Bank of New York Mellon faces a reckoning from residential foreclosure cases in New York that date back to the subprime mortgage crisis.
The bank — along with its debt-collector partners Shellpoint Mortgage Servicing and law firm McCabe, Weisberg & Conway — are accused by a class-action lawsuit of systematically trying to foreclose on mortgages after the state’s six-year statute of limitations had passed.
Mark Anderson, an attorney at the Queens-based law firm Shiryak, Bowman, Anderson, Gill and Kadochnikov, which filed the case, said his firm noticed an uptick in foreclosure cases initially filed in the wake of the subprime crisis more than a decade ago and now being revived, despite the statute of limitations expiring.
“I have over 500 cases that are dealing with this issue — and that’s just my firm,” said Anderson. He believes thousands of homeowners could qualify to be part of the suit if it gets class-action status.
The complaint was filed in the United States District Court for the Southern District of New York in November. The defendants are accused of resurrecting foreclosure actions that have expired and, in doing so, violating the Fair Debt Collection Practices Act, which prevents debt collectors from using false and deceptive representations.
Anderson said his firm filed the suit now because of recent federal court rulings that he believes are favorable to holding to foreclosure firms, servicers and banks liable for violations of the act.
The law awards consumers statutory damages of $1,000 per violation, attorneys’ fees and — in some cases — damages for proven emotional or physical harm.
Bruce Bergman, a partner at Berkman Henoch who specializes in representing lenders and servicers in mortgage foreclosures, described a statute-of-limitations response to debt collectors as “deadly to lenders.”
In a November alert to potential clients, Bergman lamented the state of affairs: “How many ways can borrowers vanquish lenders with a statute-of-limitations defense?” he wrote. He declined to comment on Anderson’s suit.
Anderson said that while he’s won several cases for borrowers by arguing that the statute of limitations had expired, the lender and servicing firms usually succeed because borrows don’t know about the statute of limitations.
“Nine times out of 10, no one’s going to say a thing,” he said. “One time out of 10, a person like me comes in and says this is beyond the statute of limitations.”
The attorney said his firm’s caseload largely consists of foreclosure and consumer-defense cases.
The class representatives for the suit are a Bronx couple, Alfred and Olivia Del Rio, ages 71 and 65, respectively. They bought their home in North Riverdale in 1997 and twice paid off mortgages before taking out a larger loan of $536,000 against their property. It was bundled into a pool of mortgage-backed securities sold or assigned to Countrywide Financial Corporation that was ultimately put into a trust with BNY Mellon as the trustee.

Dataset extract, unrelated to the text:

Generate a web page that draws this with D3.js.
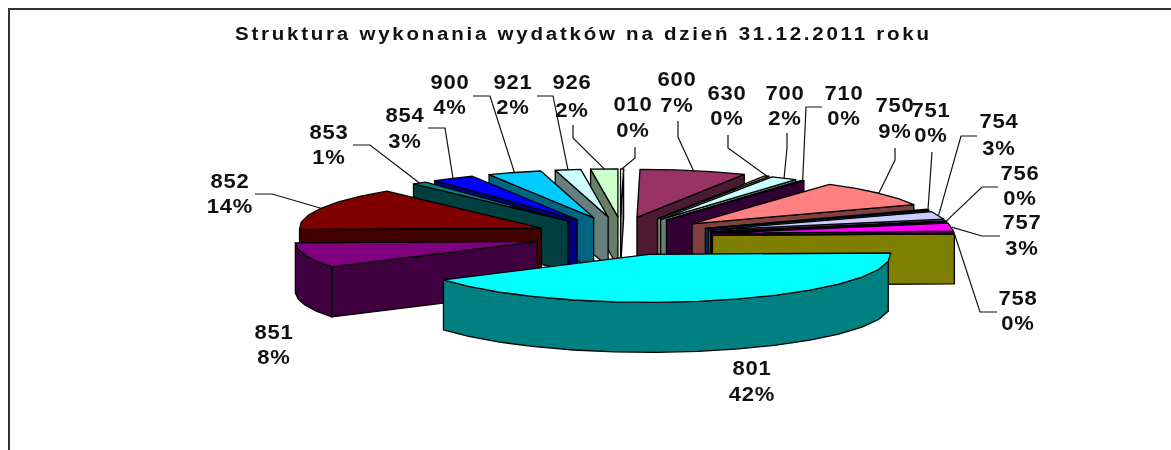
<!DOCTYPE html>
<html><head><meta charset="utf-8">
<style>html,body{margin:0;padding:0;background:#fff}svg{display:block;filter:blur(.45px)}
text{font-family:"Liberation Sans",Arial,sans-serif;font-weight:bold;fill:#111}</style>
<script src="https://cdn.jsdelivr.net/npm/d3@7"></script></head><body>
<script>
const titleText = "Struktura wykonania wydatków na dzień 31.12.2011 roku";
const categories = ["010","600","630","700","710","750","751","754","756","757","758","801","851","852","853","854","900","921","926"];
const shares = [0.2,7.1,0.3,1.8,0.2,8.8,0.3,2.6,0.2,2.7,0.3,41.5,8.4,14.4,1.0,2.9,3.6,1.7,1.8];
const topColors = ["#FFFFFF","#993366","#FFFFCC","#CCFFFF","#660066","#FF8080","#0066CC","#CCCCFF","#000080","#FF00FF","#FFFF00","#00FFFF","#800080","#800000","#008080","#0000FF","#00CCFF","#CCFFFF","#CCFFCC"];

// label layout: [cx of text, y of first line, y of second line]
const labelLayout = {
 "010":[633,104,130],"600":[677,79,105],"630":[727,93,118],"700":[785,93,118],"710":[844,93,118],
 "750":[895,105,131],"751":[931,110,135],"754":[999,121,148],"756":[1020,173,198],"757":[1022,222,248],
 "758":[1018,298,323],"801":[752,368,394],"851":[274,332,357],"852":[230,181,206],"853":[329,132,157],
 "854":[405,115,141],"900":[450,82,107],"921":[513,82,107],"926":[572,82,110]};
// leader elbows from the slice edge towards its label; the first point comes from the projection
const leaderElbows = {
 "010":[[635,158],[635,147]],"600":[[678,137],[678,121]],"630":[[728,148],[728,135]],"700":[[787,148],[787,133]],
 "710":[[806,107],[822,107]],"750":[[895,160],[895,148]],"751":[[932,152]],"754":[[961,136],[977,136]],
 "756":[[982,187],[998,187]],"757":[[982,236],[1000,236]],"758":[[980,312],[997,312]],"852":[[272,194],[255,194]],
 "853":[[370,145],[353,145]],"854":[[445,128],[428,128]],"900":[[490,96],[473,96]],"921":[[553,96],[537,96]],"926":[[573,138],[573,125]]};
// small horizontal offsets of the back slices (px), the source's explosion is not quite uniform
const sliceNudge = {"010":-3,"600":-7,"630":-6,"700":-8,"710":-7};

const W=1171,H=450, cx=623, cy=236, rx=242, ry=48, explodeX=0.37, explodeY=0.40, wall=50;
const sx=d3.scaleLinear().domain([-1,1]).range([cx-rx,cx+rx]);
const sy=d3.scaleLinear().domain([-1,1]).range([cy+ry,cy-ry]);
const svg=d3.select("body").append("svg").attr("width",W).attr("height",H);

svg.append("path").attr("d",`M9,${H}V9H${W}`).attr("fill","none").attr("stroke","#333").attr("stroke-width",2);
svg.append("text").attr("transform","translate(582,33) scale(1.08,1)").attr("text-anchor","middle").attr("dominant-baseline","central")
  .attr("font-size",19).attr("textLength",694/1.08).attr("lengthAdjust","spacing").text(titleText);

const arcs=d3.pie().sort(null).value((d,i)=>shares[i])(categories.map((c,i)=>i)).map((a,i)=>({...a,name:categories[i],color:topColors[i]}));
const pt=(a,t,r=1)=>[sx(a.ox+r*Math.sin(t))+(sliceNudge[a.name]||0),sy(a.oy+r*Math.cos(t))];
const line=d3.line();
arcs.forEach(a=>{a.mid=(a.startAngle+a.endAngle)/2;a.ox=explodeX*Math.sin(a.mid);a.oy=explodeY*Math.cos(a.mid);
  const n=Math.max(1,Math.ceil((a.endAngle-a.startAngle)/(Math.PI/18)));
  a.ts=d3.range(n+1).map(k=>a.startAngle+(a.endAngle-a.startAngle)*k/n);});
const shade=c=>{const q=d3.rgb(c);return d3.rgb(q.r/2,q.g/2,q.b/2).formatHex();};
const down=p=>[p[0],p[1]+wall];
const order=arcs.slice().sort((a,b)=>Math.abs(b.mid-Math.PI)-Math.abs(a.mid-Math.PI));

order.forEach(a=>{
  const g=svg.append("g").attr("stroke","#000").attr("stroke-width",1.3).attr("stroke-linejoin","round");
  const apex=pt(a,0,0), rim=a.ts.map(t=>pt(a,t));
  const dark=shade(a.color);
  const face=(pts,fill)=>g.append("path").attr("d",line(pts)+"Z").attr("fill",fill);
  if(Math.sin(a.endAngle)>0) face([apex,rim[rim.length-1],down(rim[rim.length-1]),down(apex)],dark);
  if(Math.sin(a.startAngle)<0) face([apex,rim[0],down(rim[0]),down(apex)],dark);
  const front=a.ts.map((t,i)=>[t,rim[i]]).filter(d=>Math.cos(d[0])<=0.02).map(d=>d[1]);
  if(front.length>1) face(front.concat(front.slice().reverse().map(down)),dark);
  face([apex].concat(rim),a.color);
});

arcs.forEach(a=>{
  const el=leaderElbows[a.name];
  if(el) svg.append("path").attr("d",line([pt(a,a.mid)].concat(el))).attr("fill","none").attr("stroke","#111").attr("stroke-width",1.2);
  const [lx,y1,y2]=labelLayout[a.name];
  const pct=Math.round(a.value)+"%";
  [[a.name,y1],[pct,y2]].forEach(([s,y])=>svg.append("text").attr("transform",`translate(${lx},${y}) scale(1.1,1)`)
    .attr("text-anchor","middle").attr("dominant-baseline","central").attr("font-size",20).attr("letter-spacing",0.7).text(s));
});
</script></body></html>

When the Del Rios defaulted on their payments in October 2008, BNY Mellon moved to foreclose on the property. The action was voluntarily dismissed in August 2015.
Four years later, last August, BNY Mellon commenced a new foreclosure action against the Del Rios, the complaint states. Anderson and his team sued in response, contending that the statute of limitations to collect on the Del Rios’ mortgage expired in 2015.
BNY Mellon declined to comment. Shellpoint, McCabe and Bank of America did not respond to requests for comment, but the law firm filed a motion to dismiss the suit last week.
Anderson said he has discussed settling with his counterparties, but he and his clients don’t plan on backing down.
“This is something that may end up going a long way just because we do think that there are a lot of people getting taken advantage of,” he said.